Atlanta Public Schools is continuing efforts to alleviate overcrowding at Midtown through a non-rezoning strategy.
In March after student protests against the rezoning of the Centennial Academy from Midtown to Washington, the district formally adopted a plan to address overcrowding.
This scenario includes four strategies: a residency review for all current ninth, 10th and 11th grade Midtown students; a review of potential added space to Midtown; an innovation review for how to best relieve future overcrowding and a review of available resources to lessen the impact of overcrowding on Midtown.
“We heard one major theme across all clusters: Our communities do not want us to rezone, especially if we have not exhausted all other options,” Superintendent Dr. Lisa Herring said in a statement.
Midtown parent Marshall Norseng believes overcrowding in the Midtown district is becoming difficult to gauge with a growing population.
“Midtown overcrowding is really a subset of conversation that has been going on for decades,” Norseng said. “This is the first year in more than 20 years that no Midtown Cluster school has a portable [classroom]. That should be celebrated as progress, but as the city continues to grow, APS will be challenged to match school capacity to where people live.”
As a first step toward easing Midtown overcrowding, the residency review this year was conducted from March 20 to the end of June for all current ninth, 10th and 11th grade students, instead of the standard ninth grade registration process for Midtown students.
“Families are choosing to buy homes in town, some specifically to attend Midtown and other cluster schools,” Midtown parent Meredith Bass said. “I feel strongly that the district has done the right thing in address verification to remove students that should not be in the Midtown cluster, but rather should be attending their [zoned] school.”
While Bass believes the residency review is not as effective as potential redistricting in solving overcrowding, she still said it will help mitigate the issue.
“There is nothing innovative about address verification; parents have been asking for this for years during our elementary and middle school overcrowding,” Bass said. “However, I think that removing students through the residency review will alleviate numbers in the building. Long term, I think it can and will benefit other traditional APS high schools because the per-student dollars will follow those students to their home schools.”
Norseng said the review does not address the true problem.
“From my perspective, the residency review is the only thing that has actually been done, and it is a misguided distraction,” Norseng said. “Residency paperwork has always been required for entering ninth graders, and APS has done these residency reviews [for ninth graders] a few times in the cluster since we’ve been here, and it has always had a negligible impact on enrollment.”
Because of the residency review, several current Midtown students were redistricted out of the school zone, potentially including athletes on Midtown teams.
“The residency review has revealed some students whose primary, bona fide address are outside of the Midtown HS attendance zone,” APS said. “These students all provided proof of residency documents upon registration at Midtown HS. However, more in-depth verification has allowed the district to make accurate residency determinations and identify where families actually reside versus what was initially reported in the registration process.”
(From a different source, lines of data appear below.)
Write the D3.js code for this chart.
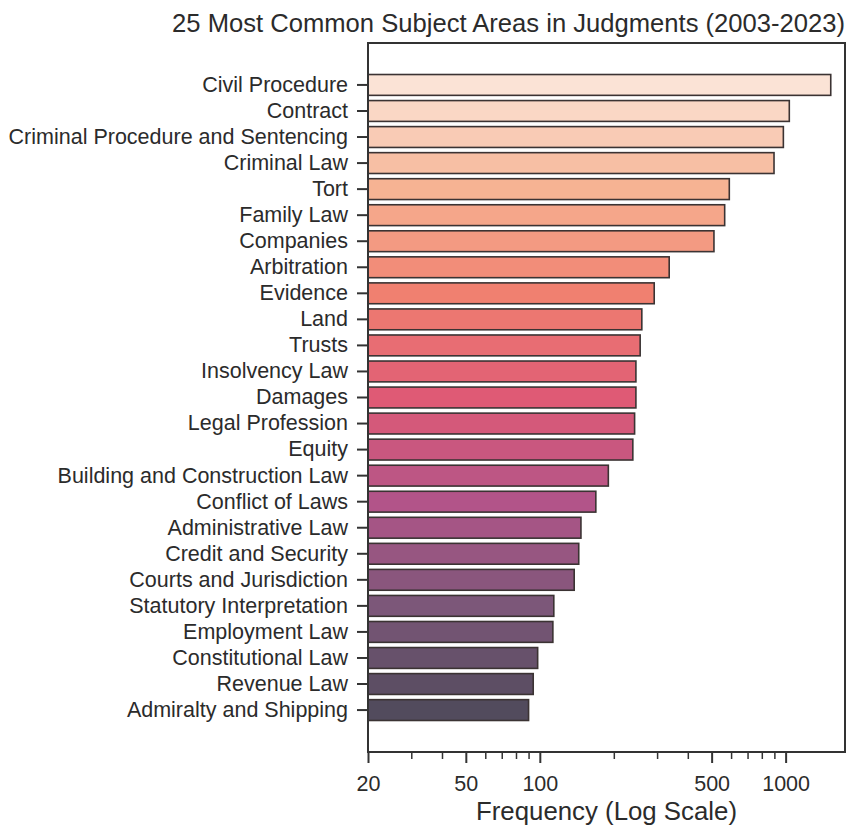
<!DOCTYPE html>
<html>
<head>
<meta charset="utf-8">
<script src="https://cdn.jsdelivr.net/npm/d3@7"></script>
<style>
  html, body { margin: 0; padding: 0; background: #ffffff; }
  svg { display: block; font-family: "Liberation Sans", Arial, sans-serif; }
</style>
</head>
<body>
<svg id="chart" width="848" height="828"></svg>
<script>
// Subject areas, ordered from most to least frequent
const subjects = [
  "Civil Procedure", "Contract", "Criminal Procedure and Sentencing", "Criminal Law",
  "Tort", "Family Law", "Companies", "Arbitration", "Evidence", "Land", "Trusts",
  "Insolvency Law", "Damages", "Legal Profession", "Equity",
  "Building and Construction Law", "Conflict of Laws", "Administrative Law",
  "Credit and Security", "Courts and Jurisdiction", "Statutory Interpretation",
  "Employment Law", "Constitutional Law", "Revenue Law", "Admiralty and Shipping"
];

// Number of judgments tagged with each subject area
const frequencies = [
  1526, 1035, 979, 897, 590, 565, 511, 336, 292, 260, 256,
  246, 246, 243, 239, 190, 169, 147, 144, 138, 114, 113, 98, 94, 90
];

// Labelled (major) and unlabelled (minor) ticks on the log axis
const majorTicks = [20, 50, 100, 500, 1000];
const minorTicks = [30, 40, 60, 70, 80, 90, 200, 300, 400, 600, 700, 800, 900];

const xDomain = [20, 1744];

const titleText = "25 Most Common Subject Areas in Judgments (2003-2023)";
const xLabelText = "Frequency (Log Scale)";

// Sequential palette, light peach down to muted slate purple
const paletteStops = ["#fbe3d6", "#f6b393", "#f08070", "#df5a75", "#b25489", "#7c5779", "#524b5d"];
const palette = d3.piecewise(d3.interpolateRgb, paletteStops);

const plot = { left: 368, right: 845, top: 43, bottom: 752 };
const textColor = "#2b2b2b";
const lineColor = "#333333";

const svg = d3.select("#chart");

const x = d3.scaleLog()
  .domain(xDomain)
  .range([plot.left, plot.right]);

const y = d3.scaleBand()
  .domain(subjects)
  .range([plot.top, plot.bottom])
  .paddingInner(0.2)
  .paddingOuter(1.21)
  .align(0.5);

// Bars
svg.append("g")
  .selectAll("rect")
  .data(subjects.map((s, i) => ({ subject: s, value: frequencies[i], i })))
  .join("rect")
  .attr("x", x(xDomain[0]))
  .attr("y", d => y(d.subject))
  .attr("width", d => x(d.value) - x(xDomain[0]))
  .attr("height", y.bandwidth())
  .attr("fill", d => palette(d.i / (subjects.length - 1)))
  .attr("stroke", "#3b3333")
  .attr("stroke-width", 1.6);

// Y axis (category labels)
const yAxis = svg.append("g")
  .attr("transform", `translate(${plot.left},0)`)
  .call(d3.axisLeft(y).tickSize(11).tickPadding(9));
yAxis.select(".domain").remove();
yAxis.selectAll(".tick line").attr("stroke", lineColor).attr("stroke-width", 2);
yAxis.selectAll(".tick text")
  .attr("fill", textColor)
  .style("font-size", "21.5px")
  .style("font-family", "'Liberation Sans', Arial, sans-serif");

// X axis, major ticks with labels
const xAxis = svg.append("g")
  .attr("transform", `translate(0,${plot.bottom})`)
  .call(d3.axisBottom(x).tickValues(majorTicks).tickFormat(d3.format("d")).tickSize(11).tickPadding(13));
xAxis.select(".domain").remove();
xAxis.selectAll(".tick line").attr("stroke", lineColor).attr("stroke-width", 2);
xAxis.selectAll(".tick text")
  .attr("fill", textColor)
  .style("font-size", "21.5px")
  .style("font-family", "'Liberation Sans', Arial, sans-serif");

// X axis, minor ticks
const xMinor = svg.append("g")
  .attr("transform", `translate(0,${plot.bottom})`)
  .call(d3.axisBottom(x).tickValues(minorTicks).tickFormat("").tickSize(7));
xMinor.select(".domain").remove();
xMinor.selectAll(".tick line").attr("stroke", lineColor).attr("stroke-width", 1.5);

// Plot frame
svg.append("rect")
  .attr("x", plot.left)
  .attr("y", plot.top)
  .attr("width", plot.right - plot.left)
  .attr("height", plot.bottom - plot.top)
  .attr("fill", "none")
  .attr("stroke", lineColor)
  .attr("stroke-width", 2);

// Axis title
svg.append("text")
  .attr("x", (plot.left + plot.right) / 2)
  .attr("y", 820)
  .attr("text-anchor", "middle")
  .attr("fill", textColor)
  .style("font-size", "25.8px")
  .text(xLabelText);

// Chart title
svg.append("text")
  .attr("x", 845)
  .attr("y", 32)
  .attr("text-anchor", "end")
  .attr("fill", textColor)
  .style("font-size", "25.6px")
  .text(titleText);
</script>
</body>
</html>
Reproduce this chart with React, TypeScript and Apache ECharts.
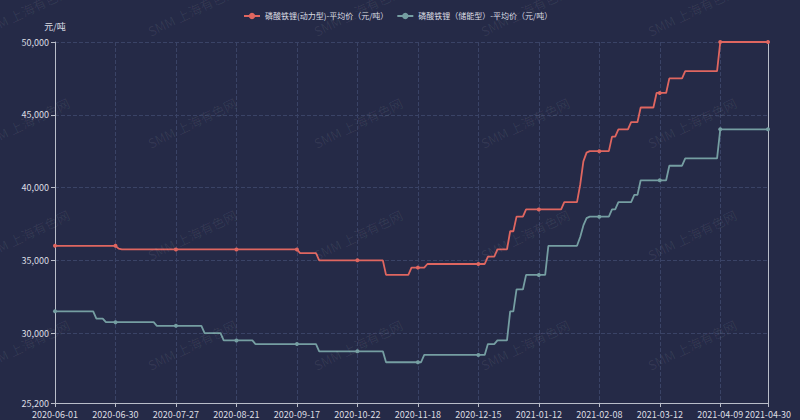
import { useEffect, useRef } from 'react';
import * as echarts from 'echarts';

const FONT = "'Noto Sans CJK SC', 'Noto Sans', sans-serif";

// Trading days (weekdays minus Chinese public holidays)
const startDate = '2020-06-01';
const endDate = '2021-04-30';
const holidays = [
  '2020-06-25', '2020-06-26',
  '2020-10-01', '2020-10-02', '2020-10-05', '2020-10-06', '2020-10-07', '2020-10-08',
  '2021-01-01',
  '2021-02-11', '2021-02-12', '2021-02-15', '2021-02-16', '2021-02-17',
  '2021-04-05',
];

// Tick labels shown on the x axis
const tickDates = [
  '2020-06-01', '2020-06-30', '2020-07-27', '2020-08-21', '2020-09-17', '2020-10-22',
  '2020-11-18', '2020-12-15', '2021-01-12', '2021-02-08', '2021-03-12', '2021-04-09', '2021-04-30',
];

const seriesNames = ['磷酸铁锂(动力型)-平均价（元/吨）', '磷酸铁锂（储能型）-平均价（元/吨）'];

// 磷酸铁锂(动力型) daily average price, one value per trading day
const powerPrice = [
  // Jun (20)
  36000, 36000, 36000, 36000, 36000, 36000, 36000, 36000, 36000, 36000,
  36000, 36000, 36000, 36000, 36000, 36000, 36000, 36000, 36000, 36000,
  // Jul (23)
  35800, 35750, 35750, 35750, 35750, 35750, 35750, 35750, 35750, 35750,
  35750, 35750, 35750, 35750, 35750, 35750, 35750, 35750, 35750, 35750,
  35750, 35750, 35750,
  // Aug (21)
  35750, 35750, 35750, 35750, 35750, 35750, 35750, 35750, 35750, 35750,
  35750, 35750, 35750, 35750, 35750, 35750, 35750, 35750, 35750, 35750,
  35750,
  // Sep (22)
  35750, 35750, 35750, 35750, 35750, 35750, 35750, 35750, 35750, 35750,
  35750, 35750, 35750, 35500, 35500, 35500, 35500, 35500, 35500, 35000,
  35000, 35000,
  // Oct (16)
  35000, 35000, 35000, 35000, 35000, 35000, 35000, 35000, 35000, 35000,
  35000, 35000, 35000, 35000, 35000, 35000,
  // Nov (21)
  35000, 35000, 34000, 34000, 34000, 34000, 34000, 34000, 34000, 34000,
  34500, 34500, 34500, 34500, 34500, 34750, 34750, 34750, 34750, 34750,
  34750,
  // Dec (23)
  34750, 34750, 34750, 34750, 34750, 34750, 34750, 34750, 34750, 34750,
  34750, 34750, 34750, 35250, 35250, 35250, 35750, 35750, 35750, 35750,
  37000, 37000, 38000,
  // Jan (20)
  38000, 38000, 38500, 38500, 38500, 38500, 38500, 38500, 38500, 38500,
  38500, 38500, 38500, 38500, 39000, 39000, 39000, 39000, 39000, 40200,
  // Feb (15)
  41800, 42400, 42500, 42500, 42500, 42500, 42500, 42500, 42500, 43500,
  43500, 44000, 44000, 44000, 44000,
  // Mar (23)
  44500, 44500, 44500, 45500, 45500, 45500, 45500, 45500, 46500, 46500,
  46500, 46500, 47500, 47500, 47500, 47500, 47500, 48000, 48000, 48000,
  48000, 48000, 48000,
  // Apr (21)
  48000, 48000, 48000, 48000, 48000, 50000, 50000, 50000, 50000, 50000,
  50000, 50000, 50000, 50000, 50000, 50000, 50000, 50000, 50000, 50000,
  50000,
];

// 磷酸铁锂（储能型） daily average price
const storagePrice = [
  // Jun (20)
  31500, 31500, 31500, 31500, 31500, 31500, 31500, 31500, 31500, 31500,
  31500, 31500, 31500, 31000, 31000, 31000, 30750, 30750, 30750, 30750,
  // Jul (23)
  30750, 30750, 30750, 30750, 30750, 30750, 30750, 30750, 30750, 30750,
  30750, 30750, 30500, 30500, 30500, 30500, 30500, 30500, 30500, 30500,
  30500, 30500, 30500,
  // Aug (21)
  30500, 30500, 30500, 30500, 30000, 30000, 30000, 30000, 30000, 30000,
  29500, 29500, 29500, 29500, 29500, 29500, 29500, 29500, 29500, 29500,
  29250,
  // Sep (22)
  29250, 29250, 29250, 29250, 29250, 29250, 29250, 29250, 29250, 29250,
  29250, 29250, 29250, 29250, 29250, 29250, 29250, 29250, 29250, 28750,
  28750, 28750,
  // Oct (16)
  28750, 28750, 28750, 28750, 28750, 28750, 28750, 28750, 28750, 28750,
  28750, 28750, 28750, 28750, 28750, 28750,
  // Nov (21)
  28750, 28750, 28000, 28000, 28000, 28000, 28000, 28000, 28000, 28000,
  28000, 28000, 28000, 28000, 28500, 28500, 28500, 28500, 28500, 28500,
  28500,
  // Dec (23)
  28500, 28500, 28500, 28500, 28500, 28500, 28500, 28500, 28500, 28500,
  28500, 28500, 28500, 29250, 29250, 29250, 29500, 29500, 29500, 29500,
  31500, 31500, 33000,
  // Jan (20)
  33000, 33000, 34000, 34000, 34000, 34000, 34000, 34000, 34000, 36000,
  36000, 36000, 36000, 36000, 36000, 36000, 36000, 36000, 36000, 36600,
  // Feb (15)
  37400, 37900, 38000, 38000, 38000, 38000, 38000, 38000, 38000, 38500,
  38500, 39000, 39000, 39000, 39000,
  // Mar (23)
  39000, 39500, 39500, 40500, 40500, 40500, 40500, 40500, 40500, 40500,
  40500, 40500, 41500, 41500, 41500, 41500, 41500, 42000, 42000, 42000,
  42000, 42000, 42000,
  // Apr (21)
  42000, 42000, 42000, 42000, 42000, 44000, 44000, 44000, 44000, 44000,
  44000, 44000, 44000, 44000, 44000, 44000, 44000, 44000, 44000, 44000,
  44000,
];

const yMin = 25200;
const yMax = 50000;

function buildDates(): string[] {
  const out: string[] = [];
  const d = new Date(startDate + 'T00:00:00Z');
  const end = new Date(endDate + 'T00:00:00Z');
  while (d <= end) {
    const day = d.getUTCDay();
    const s = d.toISOString().slice(0, 10);
    if (day !== 0 && day !== 6 && holidays.indexOf(s) < 0) out.push(s);
    d.setUTCDate(d.getUTCDate() + 1);
  }
  return out;
}

const WATERMARK = 'SMM 上海有色网';
const wmCols = [25, 192, 358, 525, 692];
const wmRows = [11, 123, 235, 345];

export default function App() {
  const ref = useRef<HTMLDivElement>(null);

  useEffect(() => {
    if (!ref.current) return;
    const chart = echarts.init(ref.current, null, { renderer: 'svg' });
    const dates = buildDates();
    const showTick = (_i: number, v: string) => tickDates.indexOf(v) >= 0;

    const axisColor = '#b9bdc9';
    const textColor = '#dcdde3';
    const splitColor = '#3a4366';

    const graphics: any[] = [];
    wmRows.forEach((y) =>
      wmCols.forEach((x) =>
        graphics.push({
          type: 'text',
          x,
          y,
          rotation: 0.45,
          silent: true,
          z: 100,
          style: {
            text: WATERMARK,
            fill: 'rgba(255,255,255,0.07)',
            font: `13px ${FONT}`,
            align: 'center',
            verticalAlign: 'middle',
          },
        })
      )
    );

    chart.setOption({
      animation: false,
      backgroundColor: '#252a47',
      textStyle: { fontFamily: FONT },
      graphic: graphics,
      legend: {
        top: 7,
        left: 238,
        itemWidth: 16,
        itemHeight: 8,
        itemGap: 8,
        textStyle: { color: textColor, fontSize: 8, fontFamily: FONT },
        data: seriesNames,
      },
      grid: { left: 55, right: 32, top: 42, bottom: 17 },
      xAxis: {
        type: 'category',
        boundaryGap: false,
        data: dates,
        axisLine: { lineStyle: { color: axisColor, width: 1 } },
        axisTick: { interval: showTick, length: 4, lineStyle: { color: axisColor } },
        axisLabel: {
          interval: showTick,
          color: textColor,
          fontSize: 9,
          lineHeight: 9,
          margin: 7,
          fontFamily: FONT,
        },
        splitLine: { show: true, interval: showTick, lineStyle: { color: splitColor, type: 'dashed' } },
      },
      yAxis: [
        {
          type: 'value',
          min: yMin,
          max: yMax,
          name: '元/吨',
          nameGap: 11,
          nameTextStyle: { color: textColor, fontSize: 9, fontFamily: FONT },
          axisLine: { show: true, lineStyle: { color: axisColor } },
          axisTick: { show: true, length: 4, lineStyle: { color: axisColor } },
          axisLabel: {
            color: textColor,
            fontSize: 9,
            lineHeight: 9,
            margin: 6,
            padding: [0, 0, 2, 0],
            fontFamily: FONT,
          },
          splitLine: { show: true, lineStyle: { color: splitColor, type: 'dashed' } },
        },
        {
          type: 'value',
          position: 'right',
          min: yMin,
          max: yMax,
          axisLine: { show: true, lineStyle: { color: axisColor } },
          axisTick: { show: false },
          axisLabel: { show: false },
          splitLine: { show: false },
        },
      ],
      series: [
        {
          name: seriesNames[0],
          type: 'line',
          data: powerPrice,
          symbol: 'circle',
          symbolSize: 4,
          color: '#df6660',
          lineStyle: { width: 1.8, color: '#df6660' },
          itemStyle: { color: '#df6660' },
        },
        {
          name: seriesNames[1],
          type: 'line',
          data: storagePrice,
          symbol: 'circle',
          symbolSize: 4,
          color: '#759ea2',
          lineStyle: { width: 1.8, color: '#759ea2' },
          itemStyle: { color: '#759ea2' },
        },
      ],
    });

    return () => chart.dispose();
  }, []);

  return (
    <div
      ref={ref}
      style={{ position: 'fixed', left: 0, top: 0, width: 800, height: 420 }}
    />
  );
}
Midtown Athletic Director Blair Barksdale said there’s no way to predict what will happen to the rosters of Midtown athletic teams, even with the review.
“We [Midtown athletics] weren’t involved in the residency audit and all of those discussions; it’s all held downtown [at the district’s central office],” Barksdale said. “As far as athletics go, we don’t know how it will affect us yet; right now, the Georgia High School Association is working on looking at population numbers and where everybody’s going to [reclassify] in the region and state.”
Barksdale said athletic departments across the state whose schools also underwent the residency reviews are in the same situation as the Midtown athletic department.
“For other schools that went under the residency audit, their athletic directors are in the same boat,” Barksdale said. “We had a meeting this week, and we don’t know [what will happen] because residency is handled [with the APS Office of Student Assignments and Records].”
The district conducted additional capacity analysis during the end of the second semester last year, which reviewed using existing space or adding space to Midtown, and is currently leading available resource identification to help relieve overcrowding. Bass believes these attempts should focus specifically on school staff.
“I think without teachers, there is no school; same goes for the bus drivers, custodial staff and cafeteria [staff],” Bass said. “Boots on the ground are what matter in teaching, not central offices. Provide a teacher with a safe, comfortable workspace, and 99% of these teachers will come to work ready and eager to teach their students.”
The district is also in the process of conducting an innovation review, where Midtown will work with the Office of Innovation, Improvement, and Redesign. For August and September, Midtown and the district office will work to develop potential solutions to help alleviate overcrowding further, and the district ultimately hopes to cohesively bring the solutions together.
“The design team will engage in design thinking charrettes [during August and September] in order to bring together diverse perspectives in service of determining viable solutions [for capacity and overcrowding challenges beyond this year],” the district said in its innovation timeline. “In mid-October, the team will present the solutions that arose from the design thinking charrettes.”
Bass believes that, because of Midtown’s staff and expertise, innovation work can go a great way to diminish overcrowding in the future.
“I do know that Midtown has some of the very best administrators in the business of education, [and] if anyone can be innovative, it is the staff and principals at Midtown,” Bass said. “As long as they have the money and staff to support their visions, they can implement them.”